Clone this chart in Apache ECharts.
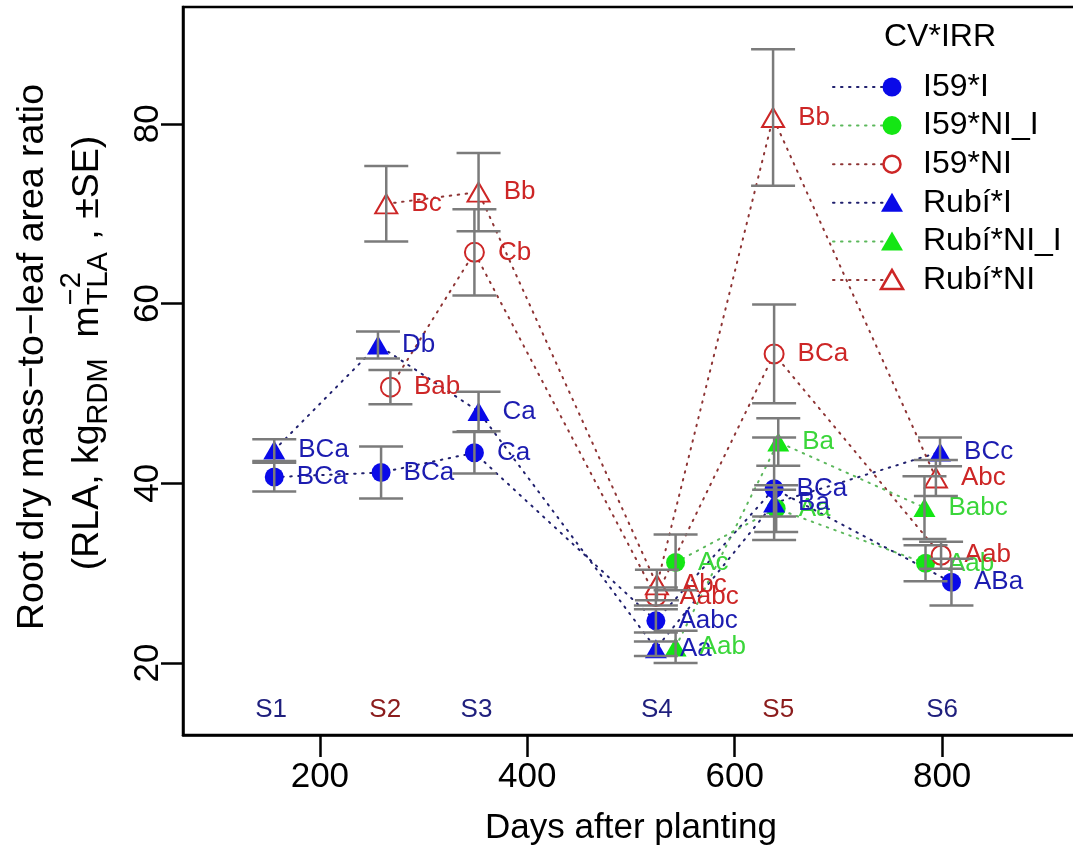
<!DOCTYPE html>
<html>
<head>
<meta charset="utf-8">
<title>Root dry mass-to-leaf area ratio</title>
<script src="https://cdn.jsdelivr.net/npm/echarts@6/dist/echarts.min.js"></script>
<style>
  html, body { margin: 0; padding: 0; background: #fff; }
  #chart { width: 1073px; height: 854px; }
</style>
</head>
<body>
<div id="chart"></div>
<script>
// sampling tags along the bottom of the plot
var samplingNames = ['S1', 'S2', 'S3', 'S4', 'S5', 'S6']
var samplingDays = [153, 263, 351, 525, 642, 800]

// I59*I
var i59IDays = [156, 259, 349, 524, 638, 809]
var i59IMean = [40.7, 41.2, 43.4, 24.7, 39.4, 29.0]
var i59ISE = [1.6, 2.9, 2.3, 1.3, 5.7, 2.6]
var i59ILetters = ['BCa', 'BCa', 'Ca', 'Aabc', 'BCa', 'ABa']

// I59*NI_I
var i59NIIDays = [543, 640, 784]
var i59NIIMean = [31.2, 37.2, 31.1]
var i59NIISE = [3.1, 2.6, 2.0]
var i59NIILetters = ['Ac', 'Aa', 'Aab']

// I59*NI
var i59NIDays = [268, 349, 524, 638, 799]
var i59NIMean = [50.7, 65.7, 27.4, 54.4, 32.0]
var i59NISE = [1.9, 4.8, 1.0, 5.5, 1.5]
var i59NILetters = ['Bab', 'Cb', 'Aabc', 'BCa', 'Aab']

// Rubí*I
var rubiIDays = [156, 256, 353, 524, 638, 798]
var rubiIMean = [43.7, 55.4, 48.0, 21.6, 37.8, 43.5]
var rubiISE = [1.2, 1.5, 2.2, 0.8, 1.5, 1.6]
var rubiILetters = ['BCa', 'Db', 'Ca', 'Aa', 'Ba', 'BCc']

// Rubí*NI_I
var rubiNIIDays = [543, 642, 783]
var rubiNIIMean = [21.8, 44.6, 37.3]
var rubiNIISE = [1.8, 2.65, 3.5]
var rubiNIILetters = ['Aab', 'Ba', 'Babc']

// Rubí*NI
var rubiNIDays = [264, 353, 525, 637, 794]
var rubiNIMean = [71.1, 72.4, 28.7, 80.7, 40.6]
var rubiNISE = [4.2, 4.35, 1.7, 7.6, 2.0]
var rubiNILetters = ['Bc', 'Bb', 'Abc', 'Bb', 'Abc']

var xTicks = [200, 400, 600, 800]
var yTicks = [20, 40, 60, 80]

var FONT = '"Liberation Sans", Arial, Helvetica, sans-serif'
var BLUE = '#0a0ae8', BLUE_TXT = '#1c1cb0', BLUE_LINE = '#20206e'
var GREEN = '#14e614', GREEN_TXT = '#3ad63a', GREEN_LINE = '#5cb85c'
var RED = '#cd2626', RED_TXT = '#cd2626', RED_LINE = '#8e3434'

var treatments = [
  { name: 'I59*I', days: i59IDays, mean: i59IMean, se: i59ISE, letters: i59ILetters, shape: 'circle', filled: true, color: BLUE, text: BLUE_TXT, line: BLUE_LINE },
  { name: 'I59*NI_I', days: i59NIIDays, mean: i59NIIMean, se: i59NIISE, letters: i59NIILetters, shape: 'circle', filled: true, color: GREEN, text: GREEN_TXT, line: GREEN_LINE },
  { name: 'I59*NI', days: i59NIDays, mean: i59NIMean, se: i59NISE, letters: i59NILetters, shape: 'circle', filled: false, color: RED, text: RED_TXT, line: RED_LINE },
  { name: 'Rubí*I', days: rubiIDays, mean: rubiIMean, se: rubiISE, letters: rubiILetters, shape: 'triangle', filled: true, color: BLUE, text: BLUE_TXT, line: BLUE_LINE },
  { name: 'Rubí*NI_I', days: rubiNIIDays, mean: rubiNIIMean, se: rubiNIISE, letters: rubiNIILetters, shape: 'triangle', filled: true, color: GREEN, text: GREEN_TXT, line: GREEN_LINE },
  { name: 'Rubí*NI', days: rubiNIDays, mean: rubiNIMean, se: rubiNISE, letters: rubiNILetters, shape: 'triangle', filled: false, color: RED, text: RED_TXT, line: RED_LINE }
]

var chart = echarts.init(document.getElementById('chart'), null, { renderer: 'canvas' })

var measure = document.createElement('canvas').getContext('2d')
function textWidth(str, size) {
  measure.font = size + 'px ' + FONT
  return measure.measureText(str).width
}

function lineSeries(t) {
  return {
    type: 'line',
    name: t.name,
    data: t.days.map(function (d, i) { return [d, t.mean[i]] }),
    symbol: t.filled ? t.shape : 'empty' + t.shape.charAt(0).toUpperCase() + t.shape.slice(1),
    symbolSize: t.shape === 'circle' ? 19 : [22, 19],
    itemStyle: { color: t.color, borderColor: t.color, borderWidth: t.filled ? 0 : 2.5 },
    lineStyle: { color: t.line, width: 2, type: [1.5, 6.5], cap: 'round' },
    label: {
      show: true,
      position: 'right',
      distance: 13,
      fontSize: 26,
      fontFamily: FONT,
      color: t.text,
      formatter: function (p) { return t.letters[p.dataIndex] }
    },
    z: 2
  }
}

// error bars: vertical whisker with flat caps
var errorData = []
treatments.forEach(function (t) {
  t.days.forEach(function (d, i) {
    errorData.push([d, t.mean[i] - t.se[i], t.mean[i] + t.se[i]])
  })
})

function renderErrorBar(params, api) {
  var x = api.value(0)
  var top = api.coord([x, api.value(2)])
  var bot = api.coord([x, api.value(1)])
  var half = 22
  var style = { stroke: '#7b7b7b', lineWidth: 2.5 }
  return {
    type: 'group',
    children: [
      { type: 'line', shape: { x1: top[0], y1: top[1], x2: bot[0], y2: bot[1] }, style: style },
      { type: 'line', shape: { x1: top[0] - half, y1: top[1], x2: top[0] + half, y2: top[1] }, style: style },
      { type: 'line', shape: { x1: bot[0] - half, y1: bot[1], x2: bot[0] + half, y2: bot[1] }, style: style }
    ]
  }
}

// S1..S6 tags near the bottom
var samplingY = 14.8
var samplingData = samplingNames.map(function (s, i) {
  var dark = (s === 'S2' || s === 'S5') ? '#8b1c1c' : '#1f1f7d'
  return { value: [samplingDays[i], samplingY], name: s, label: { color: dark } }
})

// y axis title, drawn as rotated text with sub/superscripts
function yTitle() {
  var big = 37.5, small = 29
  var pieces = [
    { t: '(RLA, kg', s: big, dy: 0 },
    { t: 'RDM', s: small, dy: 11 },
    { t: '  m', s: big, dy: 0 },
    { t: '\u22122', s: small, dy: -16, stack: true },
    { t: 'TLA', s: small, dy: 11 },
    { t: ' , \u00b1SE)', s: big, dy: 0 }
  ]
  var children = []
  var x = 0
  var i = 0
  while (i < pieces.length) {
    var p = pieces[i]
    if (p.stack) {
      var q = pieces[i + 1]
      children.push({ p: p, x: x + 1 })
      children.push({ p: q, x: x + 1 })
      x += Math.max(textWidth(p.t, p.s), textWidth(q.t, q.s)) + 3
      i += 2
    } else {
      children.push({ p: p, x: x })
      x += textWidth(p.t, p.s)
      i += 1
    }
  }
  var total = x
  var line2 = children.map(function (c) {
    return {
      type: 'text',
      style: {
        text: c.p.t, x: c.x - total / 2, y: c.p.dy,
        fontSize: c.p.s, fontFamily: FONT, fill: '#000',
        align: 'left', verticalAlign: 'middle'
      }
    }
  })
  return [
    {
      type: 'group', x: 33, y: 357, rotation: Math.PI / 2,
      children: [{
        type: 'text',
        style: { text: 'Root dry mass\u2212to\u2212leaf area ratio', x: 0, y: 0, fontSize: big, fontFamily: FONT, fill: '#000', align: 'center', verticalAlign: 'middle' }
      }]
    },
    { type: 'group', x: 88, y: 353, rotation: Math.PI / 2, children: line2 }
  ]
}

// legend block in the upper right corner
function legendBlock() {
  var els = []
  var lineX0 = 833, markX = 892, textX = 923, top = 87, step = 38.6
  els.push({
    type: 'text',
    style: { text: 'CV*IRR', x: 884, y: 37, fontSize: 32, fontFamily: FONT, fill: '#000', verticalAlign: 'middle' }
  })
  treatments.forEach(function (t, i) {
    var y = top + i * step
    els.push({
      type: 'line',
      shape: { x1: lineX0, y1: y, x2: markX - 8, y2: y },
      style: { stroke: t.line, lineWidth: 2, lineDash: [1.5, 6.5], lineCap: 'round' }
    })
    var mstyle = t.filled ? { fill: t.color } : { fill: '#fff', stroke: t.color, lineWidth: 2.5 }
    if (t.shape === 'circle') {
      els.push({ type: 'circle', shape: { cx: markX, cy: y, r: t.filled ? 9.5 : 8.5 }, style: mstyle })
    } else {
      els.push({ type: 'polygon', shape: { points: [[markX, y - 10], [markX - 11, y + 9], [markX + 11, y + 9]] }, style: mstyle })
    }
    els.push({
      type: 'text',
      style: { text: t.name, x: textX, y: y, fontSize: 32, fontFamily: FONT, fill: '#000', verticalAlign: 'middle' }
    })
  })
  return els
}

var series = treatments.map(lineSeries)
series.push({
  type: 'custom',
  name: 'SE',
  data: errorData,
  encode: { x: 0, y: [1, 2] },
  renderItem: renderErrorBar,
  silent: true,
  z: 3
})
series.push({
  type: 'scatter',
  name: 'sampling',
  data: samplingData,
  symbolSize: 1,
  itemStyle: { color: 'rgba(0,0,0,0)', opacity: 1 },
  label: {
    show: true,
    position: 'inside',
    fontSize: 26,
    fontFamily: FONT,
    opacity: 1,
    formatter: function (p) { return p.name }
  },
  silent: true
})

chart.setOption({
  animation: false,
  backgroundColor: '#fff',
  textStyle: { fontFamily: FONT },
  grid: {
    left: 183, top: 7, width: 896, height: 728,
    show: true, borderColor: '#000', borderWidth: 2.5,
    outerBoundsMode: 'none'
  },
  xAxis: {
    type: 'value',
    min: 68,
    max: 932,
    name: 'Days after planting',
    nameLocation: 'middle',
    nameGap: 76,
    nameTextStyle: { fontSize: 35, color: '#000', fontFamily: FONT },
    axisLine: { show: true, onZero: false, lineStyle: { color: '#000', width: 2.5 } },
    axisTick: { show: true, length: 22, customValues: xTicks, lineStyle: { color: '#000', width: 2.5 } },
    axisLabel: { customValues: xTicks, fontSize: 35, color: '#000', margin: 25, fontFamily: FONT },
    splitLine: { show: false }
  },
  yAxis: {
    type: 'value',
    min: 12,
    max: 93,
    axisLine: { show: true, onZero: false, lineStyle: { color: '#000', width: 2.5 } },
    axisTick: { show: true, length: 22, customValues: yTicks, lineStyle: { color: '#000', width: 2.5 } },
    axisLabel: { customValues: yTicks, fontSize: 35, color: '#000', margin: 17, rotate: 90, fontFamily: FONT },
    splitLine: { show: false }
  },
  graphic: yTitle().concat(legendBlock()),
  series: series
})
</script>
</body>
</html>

════════

Given exercise. Write out exactly the opening lines of the data, stopping after the line that holds "var samplingDays = [153, 263, 351, 525, 642, 800]". Exclude pictures.

Written response.
Clone this chart in Apache ECharts.
<!DOCTYPE html>
<html>
<head>
<meta charset="utf-8">
<title>Root dry mass-to-leaf area ratio</title>
<script src="https://cdn.jsdelivr.net/npm/echarts@6/dist/echarts.min.js"></script>
<style>
  html, body { margin: 0; padding: 0; background: #fff; }
  #chart { width: 1073px; height: 854px; }
</style>
</head>
<body>
<div id="chart"></div>
<script>
// sampling tags along the bottom of the plot
var samplingNames = ['S1', 'S2', 'S3', 'S4', 'S5', 'S6']
var samplingDays = [153, 263, 351, 525, 642, 800]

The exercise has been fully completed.